Good Friday's message 'more relevant than at any other time,' for many Toronto Christians

It was a solemn day for many in Toronto's Christian community who took to the streets to commemorate what is believed to be the death of Jesus on Good Friday.

Hundreds turned out to annual processions at the University of Toronto and in Little Italy to reenact the stations of the cross, symbolizing what Christians hold to be the path Jesus walked before the moment of his crucifixion.

And for Cardinal Thomas Collins the day was especially poignant, coming less than a week after twin bombings tore through Palm Sunday services in Egypt, claiming the lives of at least 44 Coptic Christians there and injuring at least another 100.

"Today is a very solemn day in the life of Christians because we commemorate the death of the Lord. We see the Lord, God himself, coming into our world and experiencing the violence which we go through. In the midst of that violence he brings love and compassion," the cardinal said.
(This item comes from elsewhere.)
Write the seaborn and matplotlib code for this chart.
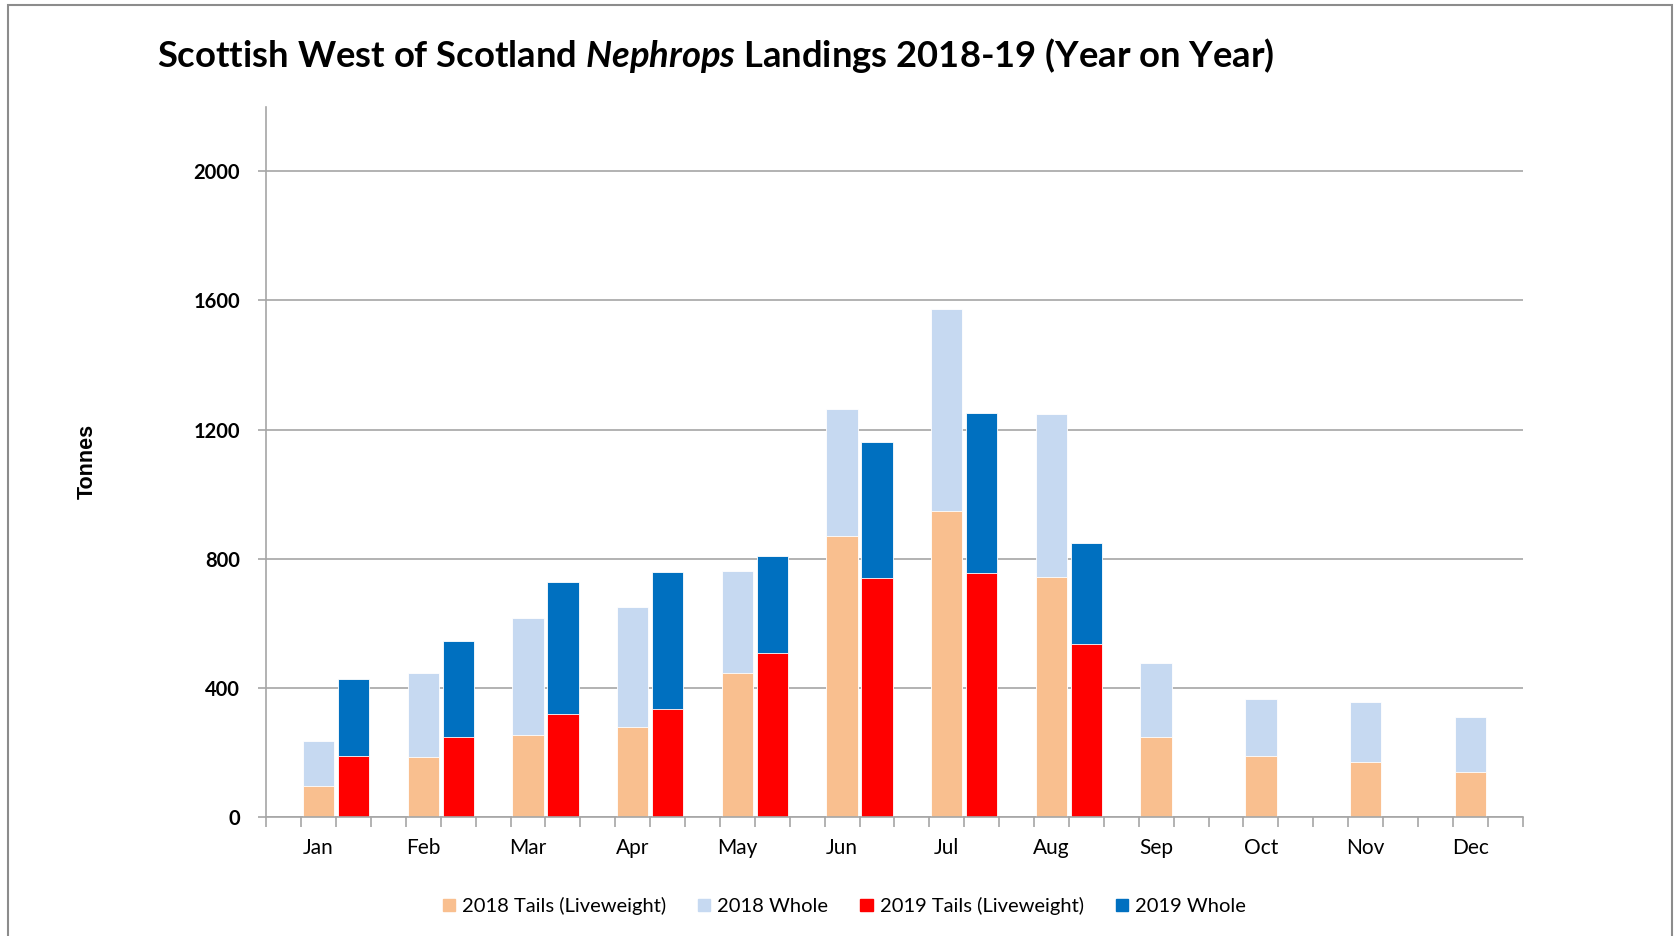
import pandas as pd
import seaborn as sns
import matplotlib.pyplot as plt
from matplotlib.patches import Patch, Rectangle

months = ['Jan', 'Feb', 'Mar', 'Apr', 'May', 'Jun',
          'Jul', 'Aug', 'Sep', 'Oct', 'Nov', 'Dec']
tails_2018 = [96, 185, 254, 280, 445, 871, 948, 744, 249, 189, 171, 139]
total_2018 = [237, 447, 618, 650, 761, 1264, 1572, 1249, 476, 366, 356, 310]
tails_2019 = [189, 247, 320, 336, 507, 740, 755, 536]
total_2019 = [428, 545, 727, 760, 810, 1162, 1252, 850]
y_ticks = [0, 400, 800, 1200, 1600, 2000]

c_tail18 = '#F9BF8F'
c_whole18 = '#C6D9F1'
c_tail19 = '#FF0000'
c_whole19 = '#0070C0'

plt.rcParams['mathtext.fontset'] = 'custom'
plt.rcParams['mathtext.it'] = 'Lato:italic:bold'
plt.rcParams['mathtext.rm'] = 'Lato:bold'

# three slots per month: blank, 2018, 2019
slots = []
for m in months:
    slots += [m + '_gap', m + '_2018', m + '_2019']

df18 = pd.DataFrame({'slot': [m + '_2018' for m in months],
                     'tails': tails_2018, 'total': total_2018})
df19 = pd.DataFrame({'slot': [m + '_2019' for m in months[:len(tails_2019)]],
                     'tails': tails_2019, 'total': total_2019})

fig = plt.figure(figsize=(16.75, 9.36), dpi=100)
ax = fig.add_axes([0.159, 0.127, 0.750, 0.759])

kw = dict(order=slots, width=0.9, saturation=1, errorbar=None, ax=ax,
          edgecolor='white', linewidth=0.6)
sns.barplot(data=df18, x='slot', y='total', color=c_whole18, **kw)
sns.barplot(data=df18, x='slot', y='tails', color=c_tail18, **kw)
sns.barplot(data=df19, x='slot', y='total', color=c_whole19, **kw)
sns.barplot(data=df19, x='slot', y='tails', color=c_tail19, **kw)

ax.set_xlim(-0.5, len(slots) - 0.5)
ax.set_ylim(0, 2200)
ax.set_yticks(y_ticks)
ax.set_yticklabels([str(v) for v in y_ticks], fontsize=14.5, fontweight='bold',
                   family='Lato')
ax.yaxis.grid(True, color='#A6A6A6', linewidth=1.2)
ax.set_axisbelow(True)

ax.set_xticks([3 * i + 1 for i in range(len(months))])
ax.set_xticklabels(months, fontsize=15, family='Lato')
ax.set_xticks([i - 0.5 for i in range(len(slots) + 1)], minor=True)
ax.tick_params(axis='x', which='major', length=0, pad=15)
ax.tick_params(axis='x', which='minor', length=7, color='#A6A6A6', width=1.2)
ax.tick_params(axis='y', length=6, color='#A6A6A6', width=1.2, pad=13)

for s in ['top', 'right']:
    ax.spines[s].set_visible(False)
for s in ['left', 'bottom']:
    ax.spines[s].set_color('#A6A6A6')
    ax.spines[s].set_linewidth(1.2)

ax.set_xlabel('')
ax.set_ylabel('')
fig.text(0.052, 0.507, 'Tonnes', rotation=90, ha='center', va='center',
         fontsize=15.5, fontweight='bold', family='Liberation Sans')

fig.text(0.094, 0.941, 'Scottish West of Scotland $\\it{Nephrops}$ '
         'Landings 2018-19 (Year on Year)', ha='left', va='center',
         fontsize=26.2, fontweight='bold', family='Lato')

handles = [Patch(color=c_tail18, label='2018 Tails (Liveweight)'),
           Patch(color=c_whole18, label='2018 Whole'),
           Patch(color=c_tail19, label='2019 Tails (Liveweight)'),
           Patch(color=c_whole19, label='2019 Whole')]
fig.legend(handles=handles, loc='center', bbox_to_anchor=(0.504, 0.032),
           ncol=4, frameon=False, prop={'family': 'Lato', 'size': 14.5},
           handlelength=0.6, handleheight=0.6, handletextpad=0.35,
           columnspacing=1.6)

fig.patches.append(Rectangle((0.005, -0.05), 0.993, 1.045,
                             transform=fig.transFigure, fill=False,
                             edgecolor='#8C8C8C', linewidth=1.5))

fig.savefig('out.png', dpi=100)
Participating in procession makes faith personal, say some

"And I think we see that just recently of the terrible murder and massacre of those wonderful faithful Christians in Egypt. They responded with singing songs of love and faith and that is the way Christ teaches us on Good Friday."

Daniel Mammarella was among those who turned out to mark the day.

He says Good Friday's meaning is "more relevant today than any other time."

"Throughout history, whenever society opposes Christianity, we have to stand up and say, 'Yes, I'm going to be a Christian, despite what people think.'"

Participating in the procession brings home the symbolism in Mammarella's life, he said.

"You see a lot of things in movies but I have to make it my own. So when I do the readings for the way of the cross that we're doing right now, it brings me always back to the origin to my Catholic faith and how important it is for me every moment."

For Sasha Hellwig, who became Catholic last year, the day had added personal meaning.  She'll be confirmed into the Church this Sunday.

"This procession is really special for me because it really commemorates that Jesus died for my sins, and that I'm able to live that out through my life."